On what was close to a balmy December night, with temperatures in the mid-40s, the Fralinger band members - maybe half of them wearing Fralinger shirts, sweatshirts, or hats - gathered in the auditorium behind the church, on South 24th at Wolf.
Among them was Anthony Tenuto, chairman of the committee that chose the theme for the Friday parade: hillbillies.
He, too, had his eye on finances, explaining that the theme is "very economical" by way of costumes.
"We knew it would fit into our budget," he said.
Said band captain Thomas D'Amore: "It fits our style: a lot of energy, a lot of style."
The music is a medley of nine tunes that fit the theme. One is "Dueling Banjos."
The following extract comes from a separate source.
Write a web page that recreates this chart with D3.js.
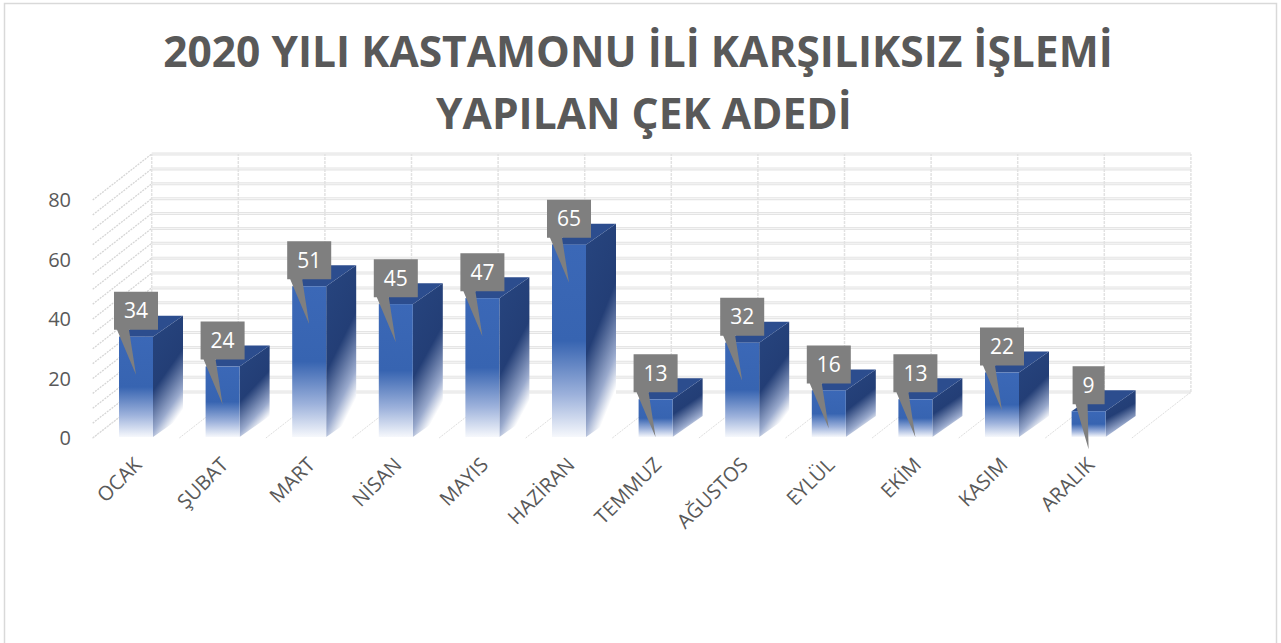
<!DOCTYPE html>
<html>
<head>
<meta charset="utf-8">
<script src="https://d3js.org/d3.v7.min.js"></script>
<style>
    body { margin: 0; background: #fff; }
    #chart { width: 1281px; height: 643px; }
    text { font-family: "Open Sans", "Noto Sans", sans-serif; }
</style>
</head>
<body>
<div id="chart"></div>
<script>
// data
var months = ["OCAK", "ŞUBAT", "MART", "NİSAN", "MAYIS", "HAZİRAN", "TEMMUZ", "AĞUSTOS", "EYLÜL", "EKİM", "KASIM", "ARALIK"];
var counts = [34, 24, 51, 45, 47, 65, 13, 32, 16, 13, 22, 9];
var yTicks = [0, 20, 40, 60, 80];
var titleLines = ["2020 YILI KASTAMONU İLİ KARŞILIKSIZ İŞLEMİ", "YAPILAN ÇEK ADEDİ"];

!function(){
    var width = 1281, height = 643;

    // depth of the 3d box (floor) and of one column
    var depth = {dx: 59, dy: -46};
    var colDepth = {dx: 30, dy: -21};
    var colWidth = 34;

    var svg = d3.select("#chart").append("svg")
        .attr("width", width)
        .attr("height", height);

    // chart area border
    svg.append("rect")
        .attr("x", 4.5).attr("y", 3.5)
        .attr("width", 1272).attr("height", 700)
        .attr("fill", "#fff")
        .attr("stroke", "#d9d9d9")
        .attr("stroke-width", 1.5);

    // front plane scales
    var xScale = d3.scaleBand()
        .domain(months)
        .range([92.7, 1131.9])
        .padding(0);

    var yScale = d3.scaleLinear()
        .domain([0, 80])
        .range([438, 200]);

    // gradients for the column faces
    var defs = svg.append("defs");
    var gFront = defs.append("linearGradient")
        .attr("id", "gFront")
        .attr("x1", 0).attr("y1", 0).attr("x2", 0).attr("y2", 1);
    gFront.append("stop").attr("offset", 0).attr("stop-color", "#3b68b7");
    gFront.append("stop").attr("offset", 0.5).attr("stop-color", "#3764b1");
    gFront.append("stop").attr("offset", 0.78).attr("stop-color", "#9cb1db");
    gFront.append("stop").attr("offset", 1).attr("stop-color", "#f6f8fc");

    var gSide = defs.append("linearGradient")
        .attr("id", "gSide")
        .attr("x1", 0).attr("y1", 0).attr("x2", 0.35).attr("y2", 1);
    gSide.append("stop").attr("offset", 0).attr("stop-color", "#27457f");
    gSide.append("stop").attr("offset", 0.55).attr("stop-color", "#233e76");
    gSide.append("stop").attr("offset", 0.85).attr("stop-color", "#9aaacd");
    gSide.append("stop").attr("offset", 1).attr("stop-color", "#ffffff");

    // title
    svg.append("g").selectAll("text")
        .data(titleLines)
        .enter().append("text")
        .attr("x", function(d, i) { return i == 0 ? 638 : 644; })
        .attr("y", function(d, i) { return 67 + i * 62; })
        .attr("text-anchor", "middle")
        .attr("font-size", 42.5)
        .attr("font-weight", "bold")
        .attr("fill", "#595959")
        .text(function(d) { return d; });

    var walls = svg.append("g").attr("class", "walls");
    var gridVals = yScale.ticks(20);
    var x0 = xScale.range()[0], x1 = xScale.range()[1];

    // left side wall lines
    walls.selectAll(".side")
        .data(gridVals)
        .enter().append("line")
        .attr("x1", x0).attr("y1", function(d) { return yScale(d); })
        .attr("x2", x0 + depth.dx).attr("y2", function(d) { return yScale(d) + depth.dy; })
        .attr("stroke", "#d6d6d6")
        .attr("stroke-width", 1.3)
        .attr("stroke-dasharray", "2,1");

    // back wall horizontal grid (doubled light lines)
    walls.selectAll(".backH")
        .data(gridVals)
        .enter().append("line")
        .attr("x1", x0 + depth.dx).attr("x2", x1 + depth.dx)
        .attr("y1", function(d) { return yScale(d) + depth.dy; })
        .attr("y2", function(d) { return yScale(d) + depth.dy; })
        .attr("stroke", "#e4e4e4")
        .attr("stroke-width", 3);
    walls.selectAll(".backH2")
        .data(gridVals)
        .enter().append("line")
        .attr("x1", x0 + depth.dx).attr("x2", x1 + depth.dx)
        .attr("y1", function(d) { return yScale(d) + depth.dy; })
        .attr("y2", function(d) { return yScale(d) + depth.dy; })
        .attr("stroke", "#f6f6f6")
        .attr("stroke-width", 1);

    // category boundaries: back wall verticals + floor diagonals
    var bounds = months.map(function(m) { return xScale(m); }).concat([x1]);
    walls.selectAll(".backV")
        .data(bounds)
        .enter().append("line")
        .attr("x1", function(d) { return d + depth.dx; })
        .attr("x2", function(d) { return d + depth.dx; })
        .attr("y1", yScale(0) + depth.dy)
        .attr("y2", yScale(80) + depth.dy)
        .attr("stroke", "#e2e2e2")
        .attr("stroke-width", 1.5)
        .attr("stroke-dasharray", "3,1");
    walls.selectAll(".floor")
        .data(bounds)
        .enter().append("line")
        .attr("x1", function(d) { return d; })
        .attr("y1", yScale(0))
        .attr("x2", function(d) { return d + depth.dx; })
        .attr("y2", yScale(0) + depth.dy)
        .attr("stroke", "#dedede")
        .attr("stroke-width", 1)
        .attr("stroke-dasharray", "2,1");

    // y axis labels
    svg.append("g").selectAll("text")
        .data(yTicks)
        .enter().append("text")
        .attr("x", 71)
        .attr("y", function(d) { return yScale(d); })
        .attr("dy", "0.35em")
        .attr("text-anchor", "end")
        .attr("font-size", 20)
        .attr("fill", "#595959")
        .text(function(d) { return d; });

    // x axis labels, rotated
    svg.append("g").selectAll("text")
        .data(months)
        .enter().append("text")
        .attr("transform", function(d) {
            var cx = xScale(d) + xScale.bandwidth() / 2 + 7;
            return "translate(" + cx + ",466) rotate(-45)";
        })
        .attr("text-anchor", "end")
        .attr("font-size", 20)
        .attr("fill", "#595959")
        .text(function(d) { return d; });

    // columns
    var bars = svg.append("g").selectAll("g")
        .data(months.map(function(m, i) { return {m: m, v: counts[i]}; }))
        .enter().append("g");

    function colLeft(d) { return xScale(d.m) + (xScale.bandwidth() - colWidth) / 2; }

    bars.append("polygon")
        .attr("points", function(d) {
            var l = colLeft(d), r = l + colWidth, t = yScale(d.v), b = yScale(0) - 1;
            return [[r, t], [r + colDepth.dx, t + colDepth.dy], [r + colDepth.dx, b + colDepth.dy], [r, b]].join(" ");
        })
        .attr("fill", "url(#gSide)");

    bars.append("polygon")
        .attr("points", function(d) {
            var l = colLeft(d), r = l + colWidth, t = yScale(d.v);
            return [[l, t], [r, t], [r + colDepth.dx, t + colDepth.dy], [l + colDepth.dx, t + colDepth.dy]].join(" ");
        })
        .attr("fill", "#2c4d8e");

    bars.append("rect")
        .attr("x", colLeft)
        .attr("y", function(d) { return yScale(d.v); })
        .attr("width", colWidth)
        .attr("height", function(d) { return yScale(0) - 1 - yScale(d.v); })
        .attr("fill", "url(#gFront)");

    // data label callouts
    var labels = svg.append("g").selectAll("g")
        .data(months.map(function(m, i) { return {m: m, v: counts[i]}; }))
        .enter().append("g");

    labels.each(function(d) {
        var g = d3.select(this);
        var cx = colLeft(d) + colWidth / 2;
        var bottom = yScale(d.v) - 7;
        var txt = g.append("text")
            .attr("x", cx)
            .attr("y", bottom - 19)
            .attr("dy", "0.36em")
            .attr("text-anchor", "middle")
            .attr("font-size", 21)
            .attr("fill", "#fff")
            .text(d.v);
        var w = txt.node().getComputedTextLength() + 20;
        var left = cx - w / 2;
        g.insert("path", "text")
            .attr("d", "M" + left + "," + (bottom - 38) +
                "H" + (left + w) + "V" + bottom +
                "H" + (left + 15) + "L" + cx + "," + (bottom + 45) +
                "L" + (left + 3) + "," + bottom + "H" + left + "Z")
            .attr("fill", "#7f7f7f");
    });
}();
</script>
</body>
</html>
John Wernega, a music teacher, wrote the arrangement starting in the spring. By late summer, it had started coming together in a style that he knew would fit the Fralinger band.
Cue the arrival of Mummers veteran Bill Garton, whom one band member described as "the polisher."
Garton stood in the middle of the auditorium floor and gathered the band - which is heavy on saxophones, not really a "string band" at all - around him in a semicircle.
"There may not be a bigger saxophone ensemble than this in the world," Wernega said, pointing out that 45 of the 67 strutters on New Year's would be playing a sax of some kind.
Garton put them through their paces, at one point urging the tenor-sax players to be more staccato and emphasize distinct breaks between the notes.
He will join the New Year's procession also, keeping an ear on the band, and will correct problems as he goes along.
His own description of his job?
"I make the notes into music," he said.